Image by Gerd Altmann from Pixabay

MASSACHUSETTS IS MOVING to protect children online. In April, the Massachusetts House passed a bill to restrict social media access for younger teens and ban cellphones during the school day.

That may help with distraction and some forms of online cruelty. But it will not solve one of the most damaging harms already moving through schools: sexually explicit AI fakes made from students’ real faces. On this issue, many districts are still acting as if the problem were mainly about devices, apps, or screen time. It is not. It is about sexual humiliation, trauma, and student safety.

When a student learns that classmates used a “nudify” app to fabricate and circulate a fake sexual image, the injury is not just digital. It can shatter trust, alter peer relationships, and make school itself feel unsafe. That is why schools need to stop burying this under vague “AI policies” and start treating it as a safeguarding issue.

A July 2025 Stanford HAI policy brief warned that most schools are not educating students about AI-generated child sexual abuse material and are not training staff to respond when students create or share sexually explicit deepfakes of classmates. That is not a minor administrative gap; it is institutional unpreparedness.

Recent reporting shows what that failure looks like in practice. In an Associated Press investigation from December 2025, a middle-school student discovered fake nude images of herself circulating among classmates. The district had AI guidance for academic use, but its training had not been updated to address sexually explicit deepfakes. The burden of figuring out what to do fell largely on the family. That is exactly backward. A child targeted by synthetic sexual abuse should not have to become the lead investigator, evidence collector, and advocate in the middle of a crisis.

The trend line is getting worse, not better. The National Center for Missing & Exploited Children reported in May 2025 that submissions to its CyberTipline involving generative AI increased by 1,325 percent in 2024. And the problem is no longer confined to isolated incidents. In March, two Pennsylvania teenagers admitted creating about 350 fake nude images depicting at least 59 girls under 18. Those cases are not warnings from the future. They are evidence that schools are already operating inside a new harm environment without clear playbooks.

Massachusetts has not ignored the issue. The state’s 2024 law on nonconsensual intimate imagery criminalized distributing intimate visual material produced through “digitization,” including realistic computer-generated fakes. Congress added a federal back-end remedy in 2025 through the TAKE IT DOWN Act, which targets nonconsensual intimate imagery, including AI-generated depictions. On Beacon Hill, Senate Bill S.2633 would further address AI-generated child sexual abuse material.
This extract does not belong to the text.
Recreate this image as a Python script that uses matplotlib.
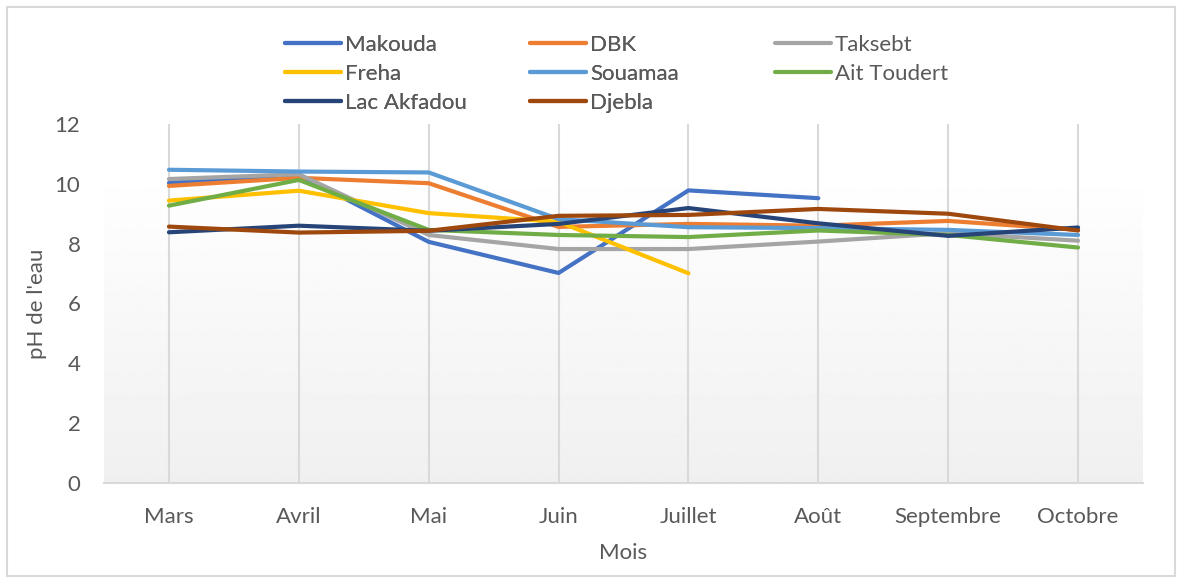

These are important steps. But they still mostly answer what should happen after an image exists. They do not tell a principal, counselor, or superintendent what to do in the first hour after a fabricated sexual image starts spreading through a school community.

As I argued recently in AI Policy Bulletin, too much deepfake policy still focuses on the artifact after the damage is done. In schools, that mistake is especially costly. What districts need now are synthetic-sexual-abuse protocols: clear rules that classify sexually explicit deepfakes as sexual harassment and abuse, require immediate evidence preservation, trigger rapid takedown efforts, protect victims from discipline for images they did not create, and provide trauma-informed counseling and parent notification. Districts do not have to invent this from scratch. The Center for Democracy & Technology released a model K–12 policy in July 2025 precisely because schools were so unprepared.

A cellphone ban may reduce distraction. A social media law may limit some exposure. But neither is a substitute for a school rulebook built for the harm that is already here.

When technology is used to fabricate sexual images of children, the response cannot be a vague AI policy, a delayed committee review, or a scramble after the images have already spread. It has to be immediate, concrete, and centered on protection: preserve the evidence, support the targeted student, notify families, stop the circulation, and hold those responsible to account.

By now, no district can credibly say this threat came without warning. The danger is visible, the tools are cheap, and the harm is devastating. On sexually explicit deepfakes, Massachusetts schools should stop acting surprised and start acting prepared. Student safety depends on it.

Muhammad Irfan is a lecturer in computer science at Wentworth Institute of Technology.